> _WORK INSTRUCTIONS_
Below are records. Copy every line with "that" in it.

> _RECORDS FOR THE EXERCISE_
---
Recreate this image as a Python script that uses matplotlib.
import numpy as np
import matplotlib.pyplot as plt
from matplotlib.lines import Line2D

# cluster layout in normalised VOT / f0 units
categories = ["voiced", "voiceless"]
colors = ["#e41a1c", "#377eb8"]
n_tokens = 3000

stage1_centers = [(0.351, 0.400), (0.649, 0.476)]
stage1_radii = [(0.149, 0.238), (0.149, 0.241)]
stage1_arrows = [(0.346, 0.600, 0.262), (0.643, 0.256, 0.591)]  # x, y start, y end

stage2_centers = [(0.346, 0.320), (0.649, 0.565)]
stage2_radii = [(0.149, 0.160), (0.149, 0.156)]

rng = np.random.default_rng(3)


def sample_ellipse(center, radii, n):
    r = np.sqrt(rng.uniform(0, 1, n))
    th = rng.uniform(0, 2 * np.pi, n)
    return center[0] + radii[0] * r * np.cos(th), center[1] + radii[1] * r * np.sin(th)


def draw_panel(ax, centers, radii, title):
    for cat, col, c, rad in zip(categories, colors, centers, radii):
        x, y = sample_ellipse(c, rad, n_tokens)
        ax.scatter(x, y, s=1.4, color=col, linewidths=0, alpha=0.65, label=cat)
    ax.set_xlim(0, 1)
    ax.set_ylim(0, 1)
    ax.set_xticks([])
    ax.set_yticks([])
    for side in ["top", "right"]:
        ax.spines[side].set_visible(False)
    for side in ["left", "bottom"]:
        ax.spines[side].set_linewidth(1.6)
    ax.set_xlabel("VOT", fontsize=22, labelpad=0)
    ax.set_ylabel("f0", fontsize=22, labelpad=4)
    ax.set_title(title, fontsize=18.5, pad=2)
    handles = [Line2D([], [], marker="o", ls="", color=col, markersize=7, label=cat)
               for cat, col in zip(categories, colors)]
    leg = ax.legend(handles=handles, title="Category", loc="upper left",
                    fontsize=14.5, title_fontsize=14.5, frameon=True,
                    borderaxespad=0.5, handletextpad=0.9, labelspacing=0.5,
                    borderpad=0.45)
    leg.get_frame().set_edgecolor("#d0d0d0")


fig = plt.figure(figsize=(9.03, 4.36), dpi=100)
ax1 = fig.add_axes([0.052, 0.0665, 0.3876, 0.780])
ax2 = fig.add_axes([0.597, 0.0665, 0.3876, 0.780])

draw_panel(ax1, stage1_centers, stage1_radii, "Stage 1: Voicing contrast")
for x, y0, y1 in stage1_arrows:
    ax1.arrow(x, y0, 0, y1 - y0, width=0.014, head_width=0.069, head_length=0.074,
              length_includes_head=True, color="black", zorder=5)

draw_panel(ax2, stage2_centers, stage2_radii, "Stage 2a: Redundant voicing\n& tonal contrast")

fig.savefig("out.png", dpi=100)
---
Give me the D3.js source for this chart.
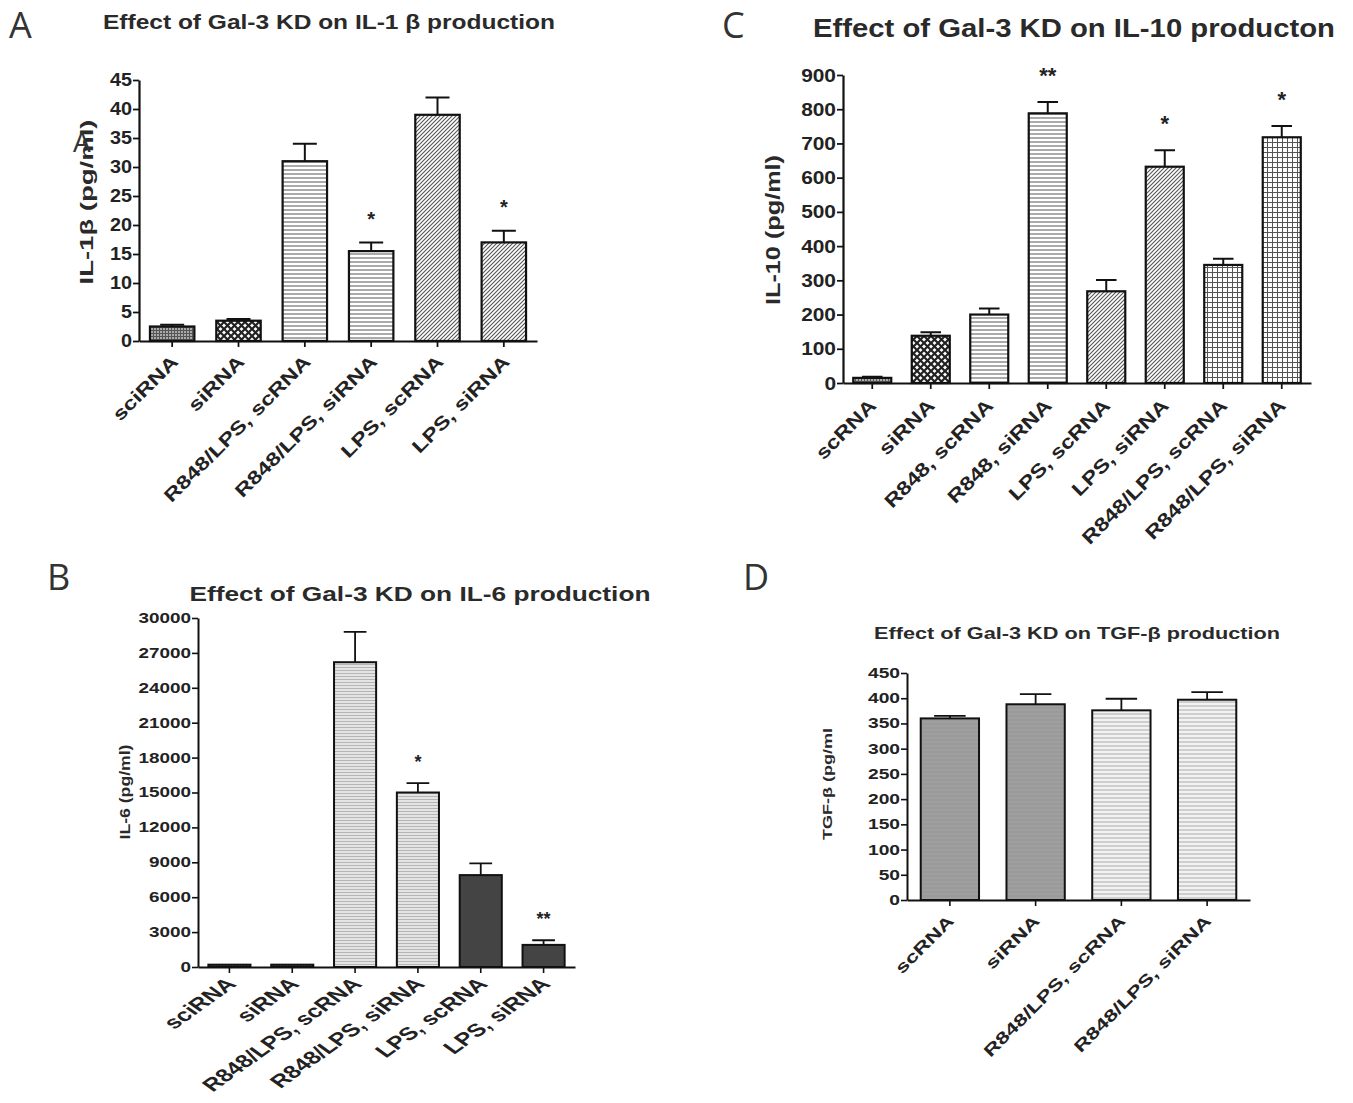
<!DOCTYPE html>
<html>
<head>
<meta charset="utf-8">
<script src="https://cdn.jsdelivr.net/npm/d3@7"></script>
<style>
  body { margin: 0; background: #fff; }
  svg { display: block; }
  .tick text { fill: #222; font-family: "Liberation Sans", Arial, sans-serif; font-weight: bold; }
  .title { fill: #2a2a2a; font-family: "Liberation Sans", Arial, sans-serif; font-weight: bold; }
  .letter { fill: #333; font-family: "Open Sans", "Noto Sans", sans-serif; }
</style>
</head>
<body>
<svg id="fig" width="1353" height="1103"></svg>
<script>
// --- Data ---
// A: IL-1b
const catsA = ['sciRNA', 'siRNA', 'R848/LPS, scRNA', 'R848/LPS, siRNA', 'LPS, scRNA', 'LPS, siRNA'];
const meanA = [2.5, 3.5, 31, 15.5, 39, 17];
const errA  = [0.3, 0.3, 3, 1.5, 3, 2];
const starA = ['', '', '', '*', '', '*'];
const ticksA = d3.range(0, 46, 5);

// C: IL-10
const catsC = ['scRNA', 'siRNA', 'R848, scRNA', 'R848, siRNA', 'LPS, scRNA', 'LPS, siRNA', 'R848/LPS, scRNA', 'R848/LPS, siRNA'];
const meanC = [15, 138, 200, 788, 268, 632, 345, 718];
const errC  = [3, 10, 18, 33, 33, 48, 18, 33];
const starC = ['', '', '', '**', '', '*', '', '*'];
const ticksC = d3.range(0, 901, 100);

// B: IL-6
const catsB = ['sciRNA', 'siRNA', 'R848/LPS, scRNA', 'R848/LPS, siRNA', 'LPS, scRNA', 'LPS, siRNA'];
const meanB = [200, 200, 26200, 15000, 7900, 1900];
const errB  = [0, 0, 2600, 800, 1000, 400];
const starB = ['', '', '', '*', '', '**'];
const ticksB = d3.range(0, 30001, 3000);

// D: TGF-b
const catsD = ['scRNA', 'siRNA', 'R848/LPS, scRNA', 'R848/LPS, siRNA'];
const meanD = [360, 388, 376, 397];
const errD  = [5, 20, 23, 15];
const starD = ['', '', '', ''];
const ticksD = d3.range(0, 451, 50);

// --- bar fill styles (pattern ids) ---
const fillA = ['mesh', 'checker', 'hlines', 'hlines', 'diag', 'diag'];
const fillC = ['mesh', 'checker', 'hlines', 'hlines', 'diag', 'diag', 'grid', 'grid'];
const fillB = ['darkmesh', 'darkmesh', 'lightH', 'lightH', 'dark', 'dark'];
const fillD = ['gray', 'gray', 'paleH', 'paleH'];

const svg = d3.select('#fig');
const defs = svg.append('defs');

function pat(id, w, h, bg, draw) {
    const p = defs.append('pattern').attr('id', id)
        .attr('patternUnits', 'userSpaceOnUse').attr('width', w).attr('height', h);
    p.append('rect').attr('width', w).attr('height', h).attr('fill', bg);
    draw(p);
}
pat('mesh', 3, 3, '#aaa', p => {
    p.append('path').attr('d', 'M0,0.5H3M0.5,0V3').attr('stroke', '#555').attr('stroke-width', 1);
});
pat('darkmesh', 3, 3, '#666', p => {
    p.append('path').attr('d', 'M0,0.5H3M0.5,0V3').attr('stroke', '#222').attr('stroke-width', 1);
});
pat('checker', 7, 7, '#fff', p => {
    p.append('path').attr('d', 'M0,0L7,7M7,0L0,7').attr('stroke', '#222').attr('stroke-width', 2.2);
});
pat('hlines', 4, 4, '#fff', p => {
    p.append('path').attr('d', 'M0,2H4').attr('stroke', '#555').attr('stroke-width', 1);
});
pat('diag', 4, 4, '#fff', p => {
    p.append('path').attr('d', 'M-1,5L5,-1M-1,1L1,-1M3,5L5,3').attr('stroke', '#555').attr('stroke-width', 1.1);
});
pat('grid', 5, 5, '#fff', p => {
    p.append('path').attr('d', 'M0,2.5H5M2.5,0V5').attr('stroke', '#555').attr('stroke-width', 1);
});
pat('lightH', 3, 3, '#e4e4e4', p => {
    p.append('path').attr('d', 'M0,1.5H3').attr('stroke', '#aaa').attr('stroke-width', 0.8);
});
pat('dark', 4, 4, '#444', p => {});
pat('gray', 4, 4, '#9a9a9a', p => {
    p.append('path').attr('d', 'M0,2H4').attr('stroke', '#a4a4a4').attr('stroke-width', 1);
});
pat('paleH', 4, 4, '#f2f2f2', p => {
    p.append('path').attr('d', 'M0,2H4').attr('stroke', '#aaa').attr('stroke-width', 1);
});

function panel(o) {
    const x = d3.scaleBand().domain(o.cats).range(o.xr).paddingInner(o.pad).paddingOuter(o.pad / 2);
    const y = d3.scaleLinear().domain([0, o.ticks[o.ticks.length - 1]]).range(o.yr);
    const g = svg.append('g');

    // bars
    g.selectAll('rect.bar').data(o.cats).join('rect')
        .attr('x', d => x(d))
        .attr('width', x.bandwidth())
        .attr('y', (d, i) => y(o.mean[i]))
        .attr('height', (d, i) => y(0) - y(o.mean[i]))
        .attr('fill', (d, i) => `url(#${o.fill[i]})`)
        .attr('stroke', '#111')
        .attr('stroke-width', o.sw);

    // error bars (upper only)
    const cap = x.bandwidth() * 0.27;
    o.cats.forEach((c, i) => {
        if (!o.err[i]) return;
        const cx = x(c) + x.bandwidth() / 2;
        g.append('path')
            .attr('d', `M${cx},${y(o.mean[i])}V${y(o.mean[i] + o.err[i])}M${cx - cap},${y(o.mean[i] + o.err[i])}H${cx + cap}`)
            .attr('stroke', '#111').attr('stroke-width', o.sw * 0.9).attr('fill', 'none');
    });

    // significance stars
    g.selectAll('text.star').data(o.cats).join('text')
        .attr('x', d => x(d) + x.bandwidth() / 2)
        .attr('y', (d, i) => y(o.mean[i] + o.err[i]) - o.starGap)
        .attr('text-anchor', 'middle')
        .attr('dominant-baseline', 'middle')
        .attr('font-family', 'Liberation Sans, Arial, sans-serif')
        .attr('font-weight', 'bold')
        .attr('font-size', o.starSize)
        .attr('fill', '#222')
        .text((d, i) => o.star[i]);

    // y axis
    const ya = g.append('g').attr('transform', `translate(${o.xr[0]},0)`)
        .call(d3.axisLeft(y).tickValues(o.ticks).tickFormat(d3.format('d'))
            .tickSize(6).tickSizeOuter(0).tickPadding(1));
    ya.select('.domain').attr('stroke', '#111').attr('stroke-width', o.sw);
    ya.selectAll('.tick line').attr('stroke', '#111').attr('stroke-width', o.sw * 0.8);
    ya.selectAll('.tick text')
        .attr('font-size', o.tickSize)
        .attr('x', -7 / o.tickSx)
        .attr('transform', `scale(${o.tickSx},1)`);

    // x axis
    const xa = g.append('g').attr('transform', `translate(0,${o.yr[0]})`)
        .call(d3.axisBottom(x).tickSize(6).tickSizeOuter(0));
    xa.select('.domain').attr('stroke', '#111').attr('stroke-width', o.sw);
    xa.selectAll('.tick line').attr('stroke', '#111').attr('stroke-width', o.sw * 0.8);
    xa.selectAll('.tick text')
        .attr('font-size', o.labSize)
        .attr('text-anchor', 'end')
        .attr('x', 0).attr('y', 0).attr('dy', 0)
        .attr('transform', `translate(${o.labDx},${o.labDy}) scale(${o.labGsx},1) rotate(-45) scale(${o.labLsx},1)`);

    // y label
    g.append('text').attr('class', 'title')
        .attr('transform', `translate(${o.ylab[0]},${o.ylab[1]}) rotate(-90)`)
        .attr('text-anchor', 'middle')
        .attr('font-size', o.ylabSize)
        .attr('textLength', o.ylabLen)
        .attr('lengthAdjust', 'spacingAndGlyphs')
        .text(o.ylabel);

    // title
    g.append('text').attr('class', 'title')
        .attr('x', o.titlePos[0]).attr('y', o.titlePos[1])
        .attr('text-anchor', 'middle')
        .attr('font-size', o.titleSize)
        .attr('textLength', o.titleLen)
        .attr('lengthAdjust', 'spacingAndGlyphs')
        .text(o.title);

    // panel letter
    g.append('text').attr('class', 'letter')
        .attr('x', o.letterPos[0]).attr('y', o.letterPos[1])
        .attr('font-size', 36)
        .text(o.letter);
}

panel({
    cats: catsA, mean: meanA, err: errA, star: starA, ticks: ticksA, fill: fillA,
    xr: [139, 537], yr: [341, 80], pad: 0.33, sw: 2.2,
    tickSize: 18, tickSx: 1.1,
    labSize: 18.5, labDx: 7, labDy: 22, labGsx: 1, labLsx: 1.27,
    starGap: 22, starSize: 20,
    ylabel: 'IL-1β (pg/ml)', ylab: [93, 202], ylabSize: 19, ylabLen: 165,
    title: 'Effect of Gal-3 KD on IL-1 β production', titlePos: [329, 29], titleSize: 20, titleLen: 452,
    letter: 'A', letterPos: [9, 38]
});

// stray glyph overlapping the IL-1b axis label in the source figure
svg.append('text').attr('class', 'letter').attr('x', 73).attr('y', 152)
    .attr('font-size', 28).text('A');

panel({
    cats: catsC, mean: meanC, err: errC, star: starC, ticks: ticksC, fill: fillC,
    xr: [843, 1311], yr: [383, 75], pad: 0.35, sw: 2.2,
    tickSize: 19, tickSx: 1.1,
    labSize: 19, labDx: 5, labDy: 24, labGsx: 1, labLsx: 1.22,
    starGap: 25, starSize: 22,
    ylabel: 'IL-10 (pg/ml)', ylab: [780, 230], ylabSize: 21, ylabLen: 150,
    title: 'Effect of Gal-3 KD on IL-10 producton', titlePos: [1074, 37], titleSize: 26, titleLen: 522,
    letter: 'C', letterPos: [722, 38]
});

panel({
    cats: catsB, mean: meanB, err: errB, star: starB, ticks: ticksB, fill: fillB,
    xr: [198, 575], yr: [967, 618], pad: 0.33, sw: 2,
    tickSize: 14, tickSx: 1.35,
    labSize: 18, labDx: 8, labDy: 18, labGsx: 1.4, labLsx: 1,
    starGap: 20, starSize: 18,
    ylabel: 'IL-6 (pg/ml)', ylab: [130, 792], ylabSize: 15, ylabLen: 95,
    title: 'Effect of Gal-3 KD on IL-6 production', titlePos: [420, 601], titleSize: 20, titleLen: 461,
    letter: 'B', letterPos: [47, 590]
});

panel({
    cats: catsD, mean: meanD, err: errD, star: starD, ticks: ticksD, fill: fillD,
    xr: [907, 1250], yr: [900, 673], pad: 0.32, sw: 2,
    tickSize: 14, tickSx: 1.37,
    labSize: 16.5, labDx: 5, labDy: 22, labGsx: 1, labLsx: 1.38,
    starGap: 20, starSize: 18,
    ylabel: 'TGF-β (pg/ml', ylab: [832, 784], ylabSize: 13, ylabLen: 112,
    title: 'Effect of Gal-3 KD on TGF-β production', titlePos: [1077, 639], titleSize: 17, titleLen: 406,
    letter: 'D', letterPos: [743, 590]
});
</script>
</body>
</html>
---
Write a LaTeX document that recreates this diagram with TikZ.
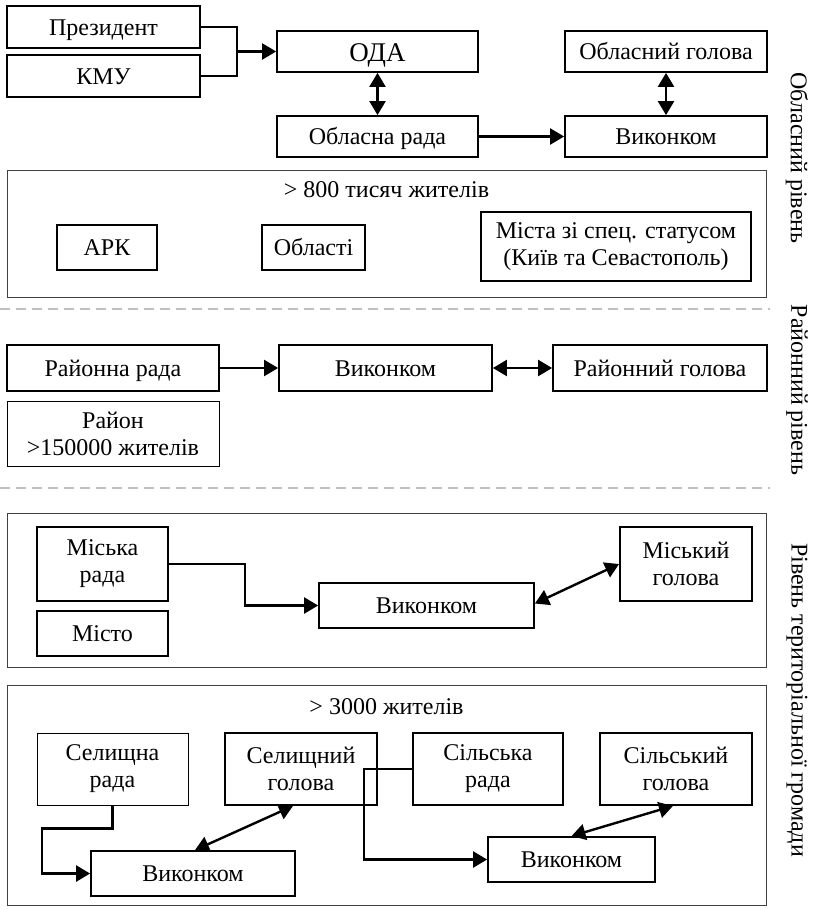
---
> _THE REPLY_
Recreate this image as a Python script that uses matplotlib.
Write a LaTeX document that recreates this diagram with TikZ.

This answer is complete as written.